Chad and CAR agree to joint investigation of border attack

An attack that killed six Chadian soldiers at a border post with the Central African Republic will be jointly investigated by the two countries, after a high-level meeting Tuesday appeared to ease tensions.

Chad has blamed the CAR army for the attack, and says five of the soldiers were abducted then executed in the incident on Sunday, which it labelled a “war crime” that would “not go unpunished”. 

CAR had put the blame on rebels it said its soldiers had been pursuing.

At the meeting between the two states’ foreign ministers, “the CAR side, after expressing surprise at the attack, firmly condemned it and expressed its profound sympathy to the government and people of Chad”, a joint statement released afterwards said. 
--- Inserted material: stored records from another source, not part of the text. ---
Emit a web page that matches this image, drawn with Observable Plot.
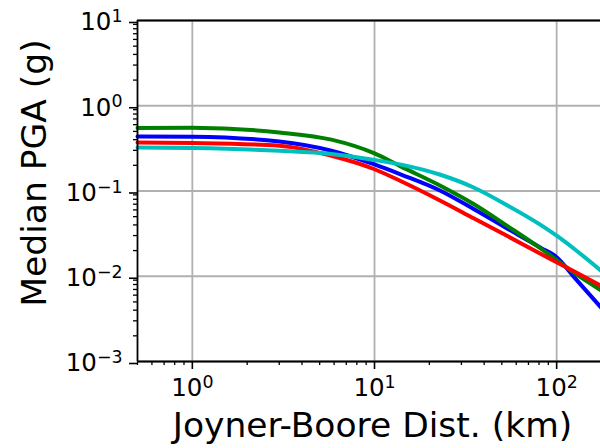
<!DOCTYPE html>
<html><head><meta charset="utf-8">
<script src="https://cdn.jsdelivr.net/npm/d3@7"></script>
<script src="https://cdn.jsdelivr.net/npm/@observablehq/plot@0.6"></script>
<style>
html,body{margin:0;padding:0;overflow:hidden;background:#fff;width:600px;height:448px}
#chart svg{display:block;max-width:none !important;height:448px !important}
</style>
</head><body><div id="chart"></div>
<script>
// Joyner-Boore distance (km)
const distances = [0.5, 1, 3, 5.8, 10, 14, 23, 35, 54, 82, 100, 125, 175];
// Median PGA (g) per model (by line colour)
const blueValues  = [0.437, 0.433, 0.381, 0.297, 0.205, 0.156, 0.1008, 0.0615, 0.0359, 0.0215, 0.01667, 0.00971, 0.00432];
const greenValues = [0.548, 0.552, 0.486, 0.400, 0.276, 0.193, 0.1153, 0.0704, 0.0385, 0.0211, 0.0155, 0.01096, 0.00684];
const redValues   = [0.371, 0.365, 0.340, 0.259, 0.180, 0.130, 0.0769, 0.0479, 0.0294, 0.01828, 0.01462, 0.01135, 0.00776];
const cyanValues  = [0.324, 0.319, 0.297, 0.272, 0.231, 0.204, 0.155, 0.110, 0.0673, 0.0398, 0.0299, 0.0209, 0.01164];

const seriesNames  = ["blue", "green", "red", "cyan"];
const seriesColors = ["#0000ff", "#008000", "#ff0000", "#00bfbf"];
const seriesValues = [blueValues, greenValues, redValues, cyanValues];

const xMajorTicks = [1, 10, 100];
const xTickLabels = ["10⁰", "10¹", "10²"];
const yMajorTicks = [1e-3, 1e-2, 1e-1, 1, 10];
const yTickLabels = ["10⁻³", "10⁻²", "10⁻¹", "10⁰", "10¹"];
const minorMultipliers = [2, 3, 4, 5, 6, 7, 8, 9];
const xDecades = [0.1, 1, 10, 100];
const yDecades = [1e-3, 1e-2, 1e-1, 1];
const xDomain = [0.5, 200];
const yDomain = [1e-3, 10];

const xMinor = xDecades.flatMap(d => minorMultipliers.map(m => d * m)).filter(v => v >= xDomain[0] && v <= 190);
const yMinor = yDecades.flatMap(d => minorMultipliers.map(m => d * m));

const tableFor = i => distances.map((x, j) => ({x, y: seriesValues[i][j]}));

const font = "DejaVu Sans";
const marks = [
  Plot.gridX(xMajorTicks, {stroke: "#b0b0b0", strokeOpacity: 1, strokeWidth: 1.8}),
  Plot.gridY(yMajorTicks, {stroke: "#b0b0b0", strokeOpacity: 1, strokeWidth: 1.8}),
  ...seriesNames.map((name, i) => Plot.line(tableFor(i), {x: "x", y: "y", stroke: seriesColors[i], strokeWidth: 4, curve: "monotone-x"})),
  Plot.axisX(xMajorTicks, {tickSize: 8, tickPadding: 9, strokeWidth: 1.6, fontSize: 24.5,
    tickFormat: d => xTickLabels[xMajorTicks.indexOf(d)], label: null}),
  Plot.axisX(xMinor, {tickSize: 4, strokeWidth: 1.3, tickFormat: () => "", label: null}),
  Plot.axisY(yMajorTicks, {tickSize: 8, tickPadding: 7, strokeWidth: 1.6, fontSize: 24.5, dy: 2,
    tickFormat: d => yTickLabels[yMajorTicks.indexOf(d)], label: null}),
  Plot.axisY(yMinor, {tickSize: 4, strokeWidth: 1.3, tickFormat: () => "", label: null}),
  Plot.ruleX([xDomain[0]], {stroke: "#000", strokeWidth: 1.8}),
  Plot.ruleY([yDomain[0], yDomain[1]], {stroke: "#000", strokeWidth: 1.8}),
  Plot.text(["Joyner-Boore Dist. (km)"], {frameAnchor: "bottom", textAnchor: "middle", lineAnchor: "middle",
    dx: -2, dy: 64, fontSize: 34.5, fill: "#000"}),
  Plot.text(["Median PGA (g)"], {frameAnchor: "left", textAnchor: "middle", lineAnchor: "middle",
    dx: -103, dy: -18, rotate: -90, fontSize: 34.5, fill: "#000"})
];

const chart = Plot.plot({
  width: 611,
  height: 448,
  marginLeft: 137,
  marginRight: 0,
  marginTop: 20,
  marginBottom: 87,
  style: {fontFamily: font, background: "#fff", color: "#000", overflow: "hidden"},
  x: {type: "log", domain: xDomain},
  y: {type: "log", domain: yDomain},
  marks
});

// Render the exponent of each tick label as a true superscript (like mathtext)
const supMap = {"⁰": "0", "¹": "1", "²": "2", "³": "3", "⁻": "−"};
chart.querySelectorAll("text").forEach(t => {
  if (t.children.length) return;
  const s = t.textContent;
  const chars = [...s];
  const exp = chars.filter(c => supMap[c]).map(c => supMap[c]).join("");
  if (!exp) return;
  const base = chars.filter(c => !supMap[c]).join("");
  t.textContent = "";
  t.append(document.createTextNode(base));
  const ts = document.createElementNS("http://www.w3.org/2000/svg", "tspan");
  ts.setAttribute("dy", "-0.48em");
  ts.setAttribute("font-size", "0.71em");
  ts.textContent = exp;
  t.append(ts);
});

document.getElementById("chart").appendChild(chart);
</script>
</body></html>
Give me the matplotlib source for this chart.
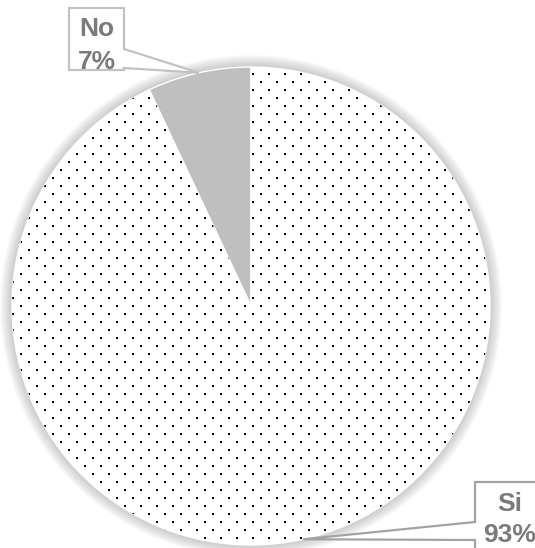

The two parties “underlined the urgency of clarifying the circumstances in which this attack took place” and agreed to set up an independent international commission of inquiry.

The two sides also agreed to work together to strengthen security along the border. 

Earlier the mood was more tense, with Chadian government spokesman Abderaman Koulamallah telling AFP that the attacks were premeditated and that the Central African authorities must “accept and admit their errors”.

He had said Chad would press for an international investigation, adding: “depending on what these emissaries tell us, we will see what we can do”.

The three CAR ministers carried a letter from President Faustin Archange Touadera, spokesman of the CAR presidency Albert Yaloke Mokpeme told AFP.

The team are due to meet Chad’s junta leader, Mahamat Idriss Deby, on Wednesday.

The incident has placed the spotlight on the occasionally fraught relations between Chad — ruled by a junta that took power just six weeks ago — and the CAR, an unstable country battling powerful armed groups.

CAR regularly accuses its northern neighbour of supporting armed rebel groups from inside Chad.